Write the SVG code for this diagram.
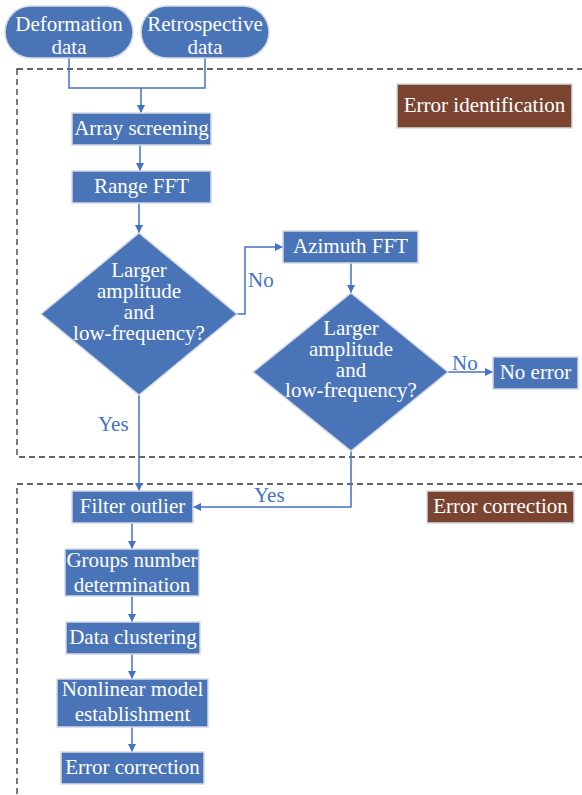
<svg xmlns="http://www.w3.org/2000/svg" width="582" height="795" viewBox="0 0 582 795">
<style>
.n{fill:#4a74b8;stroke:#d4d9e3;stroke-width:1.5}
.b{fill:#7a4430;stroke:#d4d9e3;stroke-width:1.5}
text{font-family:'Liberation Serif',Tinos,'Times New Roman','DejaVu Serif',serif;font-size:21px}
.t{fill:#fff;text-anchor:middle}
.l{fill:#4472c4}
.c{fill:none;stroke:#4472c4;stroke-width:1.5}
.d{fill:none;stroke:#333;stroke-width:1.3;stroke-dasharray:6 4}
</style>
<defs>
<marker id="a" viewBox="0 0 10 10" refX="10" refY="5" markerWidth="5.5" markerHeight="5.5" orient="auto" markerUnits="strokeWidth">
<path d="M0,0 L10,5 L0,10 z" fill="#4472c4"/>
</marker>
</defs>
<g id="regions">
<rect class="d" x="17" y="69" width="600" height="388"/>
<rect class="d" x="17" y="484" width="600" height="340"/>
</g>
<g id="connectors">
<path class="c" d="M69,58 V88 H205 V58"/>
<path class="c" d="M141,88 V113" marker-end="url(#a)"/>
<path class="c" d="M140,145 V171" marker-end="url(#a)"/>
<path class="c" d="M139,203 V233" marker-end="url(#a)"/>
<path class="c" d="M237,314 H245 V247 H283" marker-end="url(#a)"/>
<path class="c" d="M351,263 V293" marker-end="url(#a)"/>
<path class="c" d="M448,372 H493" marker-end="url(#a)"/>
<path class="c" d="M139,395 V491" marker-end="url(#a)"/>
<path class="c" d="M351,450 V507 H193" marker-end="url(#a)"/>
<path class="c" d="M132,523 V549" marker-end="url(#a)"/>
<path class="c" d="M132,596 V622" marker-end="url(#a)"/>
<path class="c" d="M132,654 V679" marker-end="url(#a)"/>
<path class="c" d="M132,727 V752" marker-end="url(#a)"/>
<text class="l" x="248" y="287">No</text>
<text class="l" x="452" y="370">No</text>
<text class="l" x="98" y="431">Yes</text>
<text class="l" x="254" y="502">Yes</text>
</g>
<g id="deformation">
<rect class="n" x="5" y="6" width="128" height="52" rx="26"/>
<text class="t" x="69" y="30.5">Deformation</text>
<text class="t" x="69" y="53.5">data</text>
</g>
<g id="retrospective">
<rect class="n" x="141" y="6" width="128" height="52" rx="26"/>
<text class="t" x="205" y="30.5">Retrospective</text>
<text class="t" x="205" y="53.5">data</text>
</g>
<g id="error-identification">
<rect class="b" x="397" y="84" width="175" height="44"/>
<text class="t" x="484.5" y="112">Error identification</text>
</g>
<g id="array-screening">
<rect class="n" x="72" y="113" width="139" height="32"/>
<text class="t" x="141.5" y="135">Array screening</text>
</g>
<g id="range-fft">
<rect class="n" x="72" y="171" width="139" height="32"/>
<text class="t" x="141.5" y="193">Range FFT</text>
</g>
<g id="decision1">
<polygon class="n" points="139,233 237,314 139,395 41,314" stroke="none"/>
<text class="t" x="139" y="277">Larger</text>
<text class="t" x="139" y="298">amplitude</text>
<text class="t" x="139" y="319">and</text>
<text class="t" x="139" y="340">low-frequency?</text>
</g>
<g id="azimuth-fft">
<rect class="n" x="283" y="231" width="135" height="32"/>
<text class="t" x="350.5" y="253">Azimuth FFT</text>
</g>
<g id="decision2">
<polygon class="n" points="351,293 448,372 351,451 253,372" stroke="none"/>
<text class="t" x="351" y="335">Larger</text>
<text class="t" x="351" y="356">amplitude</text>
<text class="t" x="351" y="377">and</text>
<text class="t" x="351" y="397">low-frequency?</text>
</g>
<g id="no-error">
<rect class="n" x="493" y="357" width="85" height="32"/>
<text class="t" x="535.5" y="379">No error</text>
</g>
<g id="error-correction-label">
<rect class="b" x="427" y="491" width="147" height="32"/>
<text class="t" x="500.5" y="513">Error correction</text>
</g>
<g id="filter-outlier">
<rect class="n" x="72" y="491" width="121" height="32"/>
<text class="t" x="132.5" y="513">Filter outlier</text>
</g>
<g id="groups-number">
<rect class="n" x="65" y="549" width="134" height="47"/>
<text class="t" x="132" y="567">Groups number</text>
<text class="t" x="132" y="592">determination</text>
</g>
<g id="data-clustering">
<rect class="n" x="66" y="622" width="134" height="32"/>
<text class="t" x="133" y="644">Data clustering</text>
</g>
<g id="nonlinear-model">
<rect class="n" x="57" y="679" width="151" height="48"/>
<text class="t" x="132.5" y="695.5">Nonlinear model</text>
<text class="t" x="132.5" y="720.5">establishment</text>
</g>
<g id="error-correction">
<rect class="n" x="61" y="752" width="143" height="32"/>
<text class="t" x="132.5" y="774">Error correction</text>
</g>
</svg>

----------------------------------------

■ WHAT NEEDS TO BE DONE
Skip the images and write out the rest of the listing exactly.

■ WORKED ANSWER
Write the SVG code for this diagram.
<svg xmlns="http://www.w3.org/2000/svg" width="582" height="795" viewBox="0 0 582 795">
<style>
.n{fill:#4a74b8;stroke:#d4d9e3;stroke-width:1.5}
.b{fill:#7a4430;stroke:#d4d9e3;stroke-width:1.5}
text{font-family:'Liberation Serif',Tinos,'Times New Roman','DejaVu Serif',serif;font-size:21px}
.t{fill:#fff;text-anchor:middle}
.l{fill:#4472c4}
.c{fill:none;stroke:#4472c4;stroke-width:1.5}
.d{fill:none;stroke:#333;stroke-width:1.3;stroke-dasharray:6 4}
</style>
<defs>
<marker id="a" viewBox="0 0 10 10" refX="10" refY="5" markerWidth="5.5" markerHeight="5.5" orient="auto" markerUnits="strokeWidth">
<path d="M0,0 L10,5 L0,10 z" fill="#4472c4"/>
</marker>
</defs>
<g id="regions">
<rect class="d" x="17" y="69" width="600" height="388"/>
<rect class="d" x="17" y="484" width="600" height="340"/>
</g>
<g id="connectors">
<path class="c" d="M69,58 V88 H205 V58"/>
<path class="c" d="M141,88 V113" marker-end="url(#a)"/>
<path class="c" d="M140,145 V171" marker-end="url(#a)"/>
<path class="c" d="M139,203 V233" marker-end="url(#a)"/>
<path class="c" d="M237,314 H245 V247 H283" marker-end="url(#a)"/>
<path class="c" d="M351,263 V293" marker-end="url(#a)"/>
<path class="c" d="M448,372 H493" marker-end="url(#a)"/>
<path class="c" d="M139,395 V491" marker-end="url(#a)"/>
<path class="c" d="M351,450 V507 H193" marker-end="url(#a)"/>
<path class="c" d="M132,523 V549" marker-end="url(#a)"/>
<path class="c" d="M132,596 V622" marker-end="url(#a)"/>
<path class="c" d="M132,654 V679" marker-end="url(#a)"/>
<path class="c" d="M132,727 V752" marker-end="url(#a)"/>
<text class="l" x="248" y="287">No</text>
<text class="l" x="452" y="370">No</text>
<text class="l" x="98" y="431">Yes</text>
<text class="l" x="254" y="502">Yes</text>
</g>
<g id="deformation">
<rect class="n" x="5" y="6" width="128" height="52" rx="26"/>
<text class="t" x="69" y="30.5">Deformation</text>
<text class="t" x="69" y="53.5">data</text>
</g>
<g id="retrospective">
<rect class="n" x="141" y="6" width="128" height="52" rx="26"/>
<text class="t" x="205" y="30.5">Retrospective</text>
<text class="t" x="205" y="53.5">data</text>
</g>
<g id="error-identification">
<rect class="b" x="397" y="84" width="175" height="44"/>
<text class="t" x="484.5" y="112">Error identification</text>
</g>
<g id="array-screening">
<rect class="n" x="72" y="113" width="139" height="32"/>
<text class="t" x="141.5" y="135">Array screening</text>
</g>
<g id="range-fft">
<rect class="n" x="72" y="171" width="139" height="32"/>
<text class="t" x="141.5" y="193">Range FFT</text>
</g>
<g id="decision1">
<polygon class="n" points="139,233 237,314 139,395 41,314" stroke="none"/>
<text class="t" x="139" y="277">Larger</text>
<text class="t" x="139" y="298">amplitude</text>
<text class="t" x="139" y="319">and</text>
<text class="t" x="139" y="340">low-frequency?</text>
</g>
<g id="azimuth-fft">
<rect class="n" x="283" y="231" width="135" height="32"/>
<text class="t" x="350.5" y="253">Azimuth FFT</text>
</g>
<g id="decision2">
<polygon class="n" points="351,293 448,372 351,451 253,372" stroke="none"/>
<text class="t" x="351" y="335">Larger</text>
<text class="t" x="351" y="356">amplitude</text>
<text class="t" x="351" y="377">and</text>
<text class="t" x="351" y="397">low-frequency?</text>
</g>
<g id="no-error">
<rect class="n" x="493" y="357" width="85" height="32"/>
<text class="t" x="535.5" y="379">No error</text>
</g>
<g id="error-correction-label">
<rect class="b" x="427" y="491" width="147" height="32"/>
<text class="t" x="500.5" y="513">Error correction</text>
</g>
<g id="filter-outlier">
<rect class="n" x="72" y="491" width="121" height="32"/>
<text class="t" x="132.5" y="513">Filter outlier</text>
</g>
<g id="groups-number">
<rect class="n" x="65" y="549" width="134" height="47"/>
<text class="t" x="132" y="567">Groups number</text>
<text class="t" x="132" y="592">determination</text>
</g>
<g id="data-clustering">
<rect class="n" x="66" y="622" width="134" height="32"/>
<text class="t" x="133" y="644">Data clustering</text>
</g>
<g id="nonlinear-model">
<rect class="n" x="57" y="679" width="151" height="48"/>
<text class="t" x="132.5" y="695.5">Nonlinear model</text>
<text class="t" x="132.5" y="720.5">establishment</text>
</g>
<g id="error-correction">
<rect class="n" x="61" y="752" width="143" height="32"/>
<text class="t" x="132.5" y="774">Error correction</text>
</g>
</svg>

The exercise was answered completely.